##### DATA EXCERPTS

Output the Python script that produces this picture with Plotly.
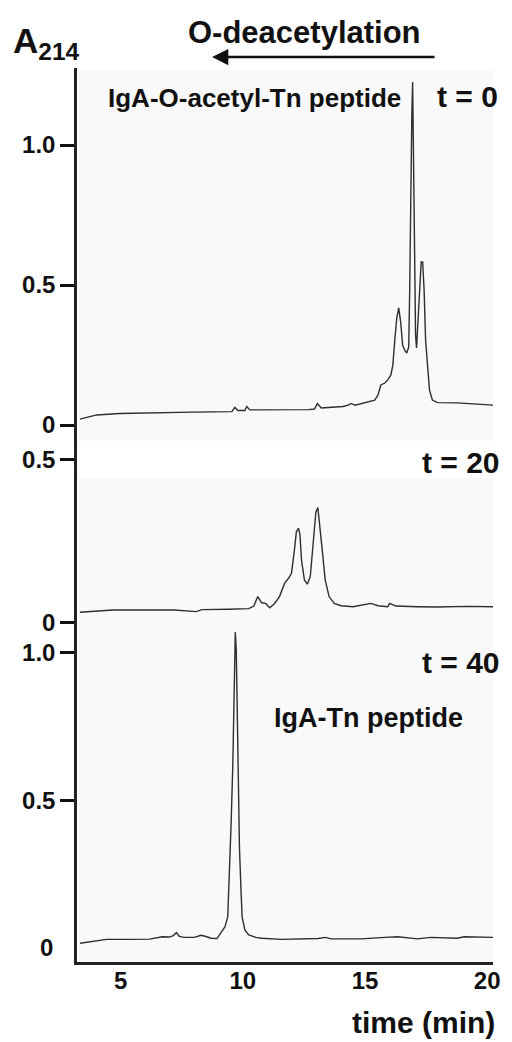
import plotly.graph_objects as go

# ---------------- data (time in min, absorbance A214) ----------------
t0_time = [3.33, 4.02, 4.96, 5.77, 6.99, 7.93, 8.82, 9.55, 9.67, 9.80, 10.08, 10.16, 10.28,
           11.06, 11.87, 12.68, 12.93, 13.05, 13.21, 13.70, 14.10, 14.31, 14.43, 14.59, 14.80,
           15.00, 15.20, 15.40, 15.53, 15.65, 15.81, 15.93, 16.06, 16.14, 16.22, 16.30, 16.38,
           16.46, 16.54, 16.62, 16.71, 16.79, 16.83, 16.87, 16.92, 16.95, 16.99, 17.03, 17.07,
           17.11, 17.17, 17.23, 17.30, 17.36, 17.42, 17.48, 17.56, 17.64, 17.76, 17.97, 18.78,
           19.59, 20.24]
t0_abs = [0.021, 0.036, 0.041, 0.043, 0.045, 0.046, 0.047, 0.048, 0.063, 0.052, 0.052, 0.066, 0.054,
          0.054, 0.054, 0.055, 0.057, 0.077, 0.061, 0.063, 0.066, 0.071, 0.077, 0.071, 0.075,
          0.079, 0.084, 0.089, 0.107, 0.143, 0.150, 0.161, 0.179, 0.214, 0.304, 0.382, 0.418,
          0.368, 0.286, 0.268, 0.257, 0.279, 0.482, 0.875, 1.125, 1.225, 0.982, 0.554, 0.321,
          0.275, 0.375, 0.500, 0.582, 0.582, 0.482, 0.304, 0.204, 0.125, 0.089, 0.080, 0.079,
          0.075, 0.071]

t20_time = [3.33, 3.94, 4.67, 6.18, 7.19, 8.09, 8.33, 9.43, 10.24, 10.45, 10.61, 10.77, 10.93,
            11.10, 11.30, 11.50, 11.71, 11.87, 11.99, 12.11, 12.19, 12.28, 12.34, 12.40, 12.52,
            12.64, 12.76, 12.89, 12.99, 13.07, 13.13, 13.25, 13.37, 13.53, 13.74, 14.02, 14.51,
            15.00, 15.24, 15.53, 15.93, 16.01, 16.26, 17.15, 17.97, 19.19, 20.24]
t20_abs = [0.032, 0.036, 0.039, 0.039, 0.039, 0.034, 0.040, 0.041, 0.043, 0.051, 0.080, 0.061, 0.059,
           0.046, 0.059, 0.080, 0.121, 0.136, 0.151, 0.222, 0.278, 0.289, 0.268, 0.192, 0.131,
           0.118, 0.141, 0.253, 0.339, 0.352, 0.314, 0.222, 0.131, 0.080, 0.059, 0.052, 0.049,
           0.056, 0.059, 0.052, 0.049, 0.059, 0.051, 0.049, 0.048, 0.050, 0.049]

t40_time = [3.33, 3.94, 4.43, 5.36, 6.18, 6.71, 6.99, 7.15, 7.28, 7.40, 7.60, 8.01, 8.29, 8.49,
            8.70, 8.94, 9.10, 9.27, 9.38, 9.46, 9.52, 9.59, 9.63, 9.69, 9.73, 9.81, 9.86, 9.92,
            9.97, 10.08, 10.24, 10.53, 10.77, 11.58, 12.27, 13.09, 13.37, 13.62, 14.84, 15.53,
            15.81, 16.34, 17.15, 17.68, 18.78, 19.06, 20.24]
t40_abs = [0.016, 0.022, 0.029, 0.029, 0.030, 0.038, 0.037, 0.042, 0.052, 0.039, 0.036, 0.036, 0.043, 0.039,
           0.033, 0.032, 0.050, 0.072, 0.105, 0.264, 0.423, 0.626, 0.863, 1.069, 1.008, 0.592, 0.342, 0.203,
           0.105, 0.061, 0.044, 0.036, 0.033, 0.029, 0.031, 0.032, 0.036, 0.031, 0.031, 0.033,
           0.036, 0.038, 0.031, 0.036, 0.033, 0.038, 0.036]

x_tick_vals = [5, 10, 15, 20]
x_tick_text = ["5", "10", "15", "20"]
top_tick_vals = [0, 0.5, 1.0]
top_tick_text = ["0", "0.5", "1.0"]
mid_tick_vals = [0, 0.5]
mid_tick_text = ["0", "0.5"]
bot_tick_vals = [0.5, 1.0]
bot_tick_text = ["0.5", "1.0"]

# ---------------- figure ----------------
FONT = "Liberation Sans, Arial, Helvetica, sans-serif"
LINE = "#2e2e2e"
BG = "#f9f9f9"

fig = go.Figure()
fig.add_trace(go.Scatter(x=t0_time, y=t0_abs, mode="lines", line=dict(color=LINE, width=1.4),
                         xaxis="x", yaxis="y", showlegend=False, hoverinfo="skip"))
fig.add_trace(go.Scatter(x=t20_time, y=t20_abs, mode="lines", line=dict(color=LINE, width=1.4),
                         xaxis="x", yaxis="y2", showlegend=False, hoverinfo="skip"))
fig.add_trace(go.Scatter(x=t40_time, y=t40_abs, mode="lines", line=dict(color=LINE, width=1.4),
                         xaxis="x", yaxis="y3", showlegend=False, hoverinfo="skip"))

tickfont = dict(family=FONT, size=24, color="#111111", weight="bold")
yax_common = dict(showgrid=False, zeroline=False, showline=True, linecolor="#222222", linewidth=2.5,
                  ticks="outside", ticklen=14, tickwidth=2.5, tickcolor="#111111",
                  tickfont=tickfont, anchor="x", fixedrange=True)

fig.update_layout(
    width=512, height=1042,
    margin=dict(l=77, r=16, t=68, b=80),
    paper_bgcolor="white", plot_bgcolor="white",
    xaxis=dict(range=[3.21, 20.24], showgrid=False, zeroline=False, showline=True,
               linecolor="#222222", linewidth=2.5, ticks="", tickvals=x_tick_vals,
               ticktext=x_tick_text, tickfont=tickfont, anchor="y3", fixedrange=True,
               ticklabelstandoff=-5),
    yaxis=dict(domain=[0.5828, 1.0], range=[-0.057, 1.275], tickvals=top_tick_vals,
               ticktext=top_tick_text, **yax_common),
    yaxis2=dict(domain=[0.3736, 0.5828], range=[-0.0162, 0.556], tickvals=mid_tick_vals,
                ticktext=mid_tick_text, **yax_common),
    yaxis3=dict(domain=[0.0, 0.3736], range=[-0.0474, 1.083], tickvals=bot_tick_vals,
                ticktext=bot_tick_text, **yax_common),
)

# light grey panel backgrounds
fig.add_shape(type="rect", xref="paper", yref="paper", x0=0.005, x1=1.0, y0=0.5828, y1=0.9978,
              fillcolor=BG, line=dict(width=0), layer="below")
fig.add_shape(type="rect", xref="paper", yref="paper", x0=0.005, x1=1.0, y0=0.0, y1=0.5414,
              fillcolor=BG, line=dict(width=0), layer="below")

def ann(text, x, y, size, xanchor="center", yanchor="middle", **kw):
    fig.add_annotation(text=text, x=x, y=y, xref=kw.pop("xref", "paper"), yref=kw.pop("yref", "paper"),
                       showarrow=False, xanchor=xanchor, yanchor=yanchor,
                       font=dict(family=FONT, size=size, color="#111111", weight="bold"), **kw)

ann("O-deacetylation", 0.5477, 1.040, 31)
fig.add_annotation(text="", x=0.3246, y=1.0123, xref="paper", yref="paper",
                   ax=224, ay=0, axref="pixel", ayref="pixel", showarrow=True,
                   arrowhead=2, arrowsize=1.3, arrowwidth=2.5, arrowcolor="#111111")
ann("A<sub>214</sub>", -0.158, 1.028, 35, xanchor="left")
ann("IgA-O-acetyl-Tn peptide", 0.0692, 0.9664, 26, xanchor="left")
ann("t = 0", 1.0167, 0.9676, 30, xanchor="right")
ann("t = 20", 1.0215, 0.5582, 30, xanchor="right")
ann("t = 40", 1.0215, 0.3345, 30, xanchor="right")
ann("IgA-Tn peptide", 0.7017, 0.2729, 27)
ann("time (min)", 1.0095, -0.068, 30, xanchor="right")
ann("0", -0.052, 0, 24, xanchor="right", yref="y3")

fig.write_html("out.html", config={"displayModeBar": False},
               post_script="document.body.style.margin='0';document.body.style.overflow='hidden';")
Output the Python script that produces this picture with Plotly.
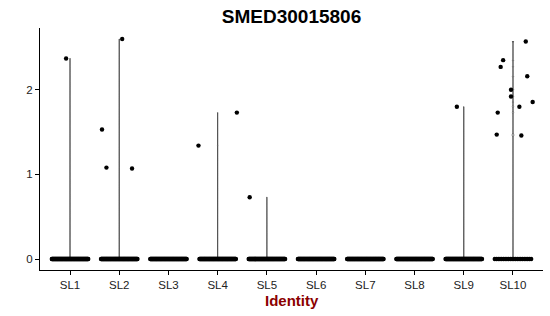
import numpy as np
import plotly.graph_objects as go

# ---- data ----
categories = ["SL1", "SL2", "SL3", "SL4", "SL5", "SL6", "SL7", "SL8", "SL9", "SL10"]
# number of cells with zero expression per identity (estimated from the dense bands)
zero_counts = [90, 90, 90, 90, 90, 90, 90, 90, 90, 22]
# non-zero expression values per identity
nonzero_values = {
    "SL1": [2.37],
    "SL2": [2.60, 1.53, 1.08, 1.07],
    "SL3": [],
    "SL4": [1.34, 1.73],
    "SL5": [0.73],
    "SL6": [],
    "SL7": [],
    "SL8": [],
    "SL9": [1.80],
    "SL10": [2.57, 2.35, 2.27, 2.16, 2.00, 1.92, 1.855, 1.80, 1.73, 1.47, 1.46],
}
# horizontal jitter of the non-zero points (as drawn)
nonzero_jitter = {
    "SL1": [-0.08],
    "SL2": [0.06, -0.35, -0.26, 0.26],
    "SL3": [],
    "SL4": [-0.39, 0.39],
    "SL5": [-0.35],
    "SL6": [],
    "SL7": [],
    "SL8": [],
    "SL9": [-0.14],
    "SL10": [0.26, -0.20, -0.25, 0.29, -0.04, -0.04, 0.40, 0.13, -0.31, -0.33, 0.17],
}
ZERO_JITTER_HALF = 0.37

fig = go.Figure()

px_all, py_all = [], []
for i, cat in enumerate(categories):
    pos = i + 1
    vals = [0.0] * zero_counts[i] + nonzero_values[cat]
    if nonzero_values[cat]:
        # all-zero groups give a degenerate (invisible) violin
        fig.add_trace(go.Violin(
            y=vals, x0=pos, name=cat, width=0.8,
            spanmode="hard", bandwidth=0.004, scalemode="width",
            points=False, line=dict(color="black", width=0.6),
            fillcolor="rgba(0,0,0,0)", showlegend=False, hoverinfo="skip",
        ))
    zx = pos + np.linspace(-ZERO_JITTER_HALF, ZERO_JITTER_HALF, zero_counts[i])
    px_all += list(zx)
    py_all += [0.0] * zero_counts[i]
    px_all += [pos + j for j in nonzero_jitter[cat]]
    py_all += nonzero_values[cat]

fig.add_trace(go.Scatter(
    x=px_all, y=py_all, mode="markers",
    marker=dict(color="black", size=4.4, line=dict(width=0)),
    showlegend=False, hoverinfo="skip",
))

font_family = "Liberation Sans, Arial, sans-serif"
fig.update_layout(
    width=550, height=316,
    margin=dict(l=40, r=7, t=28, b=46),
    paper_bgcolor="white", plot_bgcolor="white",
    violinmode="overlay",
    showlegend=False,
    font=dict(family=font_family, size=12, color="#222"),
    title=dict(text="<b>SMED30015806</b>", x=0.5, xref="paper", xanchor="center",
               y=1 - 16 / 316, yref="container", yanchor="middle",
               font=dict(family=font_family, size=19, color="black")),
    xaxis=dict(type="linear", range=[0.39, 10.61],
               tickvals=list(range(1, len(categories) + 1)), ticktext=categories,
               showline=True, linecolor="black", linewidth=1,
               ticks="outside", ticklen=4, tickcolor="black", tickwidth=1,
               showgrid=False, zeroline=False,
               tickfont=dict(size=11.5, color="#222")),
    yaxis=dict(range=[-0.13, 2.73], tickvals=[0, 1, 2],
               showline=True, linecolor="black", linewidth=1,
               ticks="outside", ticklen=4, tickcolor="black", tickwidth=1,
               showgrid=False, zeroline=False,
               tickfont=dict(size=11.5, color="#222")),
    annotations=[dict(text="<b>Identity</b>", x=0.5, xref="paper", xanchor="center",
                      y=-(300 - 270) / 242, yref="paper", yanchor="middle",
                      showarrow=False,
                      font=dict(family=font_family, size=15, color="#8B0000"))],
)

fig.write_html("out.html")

##########

> [EXERCISE DESCRIPTION]: Restate the lines of the records exactly, starting at the first and stopping after the line with "0.075, 0.071]". Leave out any picture.

> [EXPECTED ANSWER]:
Output the Python script that produces this picture with Plotly.
import plotly.graph_objects as go

# ---------------- data (time in min, absorbance A214) ----------------
t0_time = [3.33, 4.02, 4.96, 5.77, 6.99, 7.93, 8.82, 9.55, 9.67, 9.80, 10.08, 10.16, 10.28,
           11.06, 11.87, 12.68, 12.93, 13.05, 13.21, 13.70, 14.10, 14.31, 14.43, 14.59, 14.80,
           15.00, 15.20, 15.40, 15.53, 15.65, 15.81, 15.93, 16.06, 16.14, 16.22, 16.30, 16.38,
           16.46, 16.54, 16.62, 16.71, 16.79, 16.83, 16.87, 16.92, 16.95, 16.99, 17.03, 17.07,
           17.11, 17.17, 17.23, 17.30, 17.36, 17.42, 17.48, 17.56, 17.64, 17.76, 17.97, 18.78,
           19.59, 20.24]
t0_abs = [0.021, 0.036, 0.041, 0.043, 0.045, 0.046, 0.047, 0.048, 0.063, 0.052, 0.052, 0.066, 0.054,
          0.054, 0.054, 0.055, 0.057, 0.077, 0.061, 0.063, 0.066, 0.071, 0.077, 0.071, 0.075,
          0.079, 0.084, 0.089, 0.107, 0.143, 0.150, 0.161, 0.179, 0.214, 0.304, 0.382, 0.418,
          0.368, 0.286, 0.268, 0.257, 0.279, 0.482, 0.875, 1.125, 1.225, 0.982, 0.554, 0.321,
          0.275, 0.375, 0.500, 0.582, 0.582, 0.482, 0.304, 0.204, 0.125, 0.089, 0.080, 0.079,
          0.075, 0.071]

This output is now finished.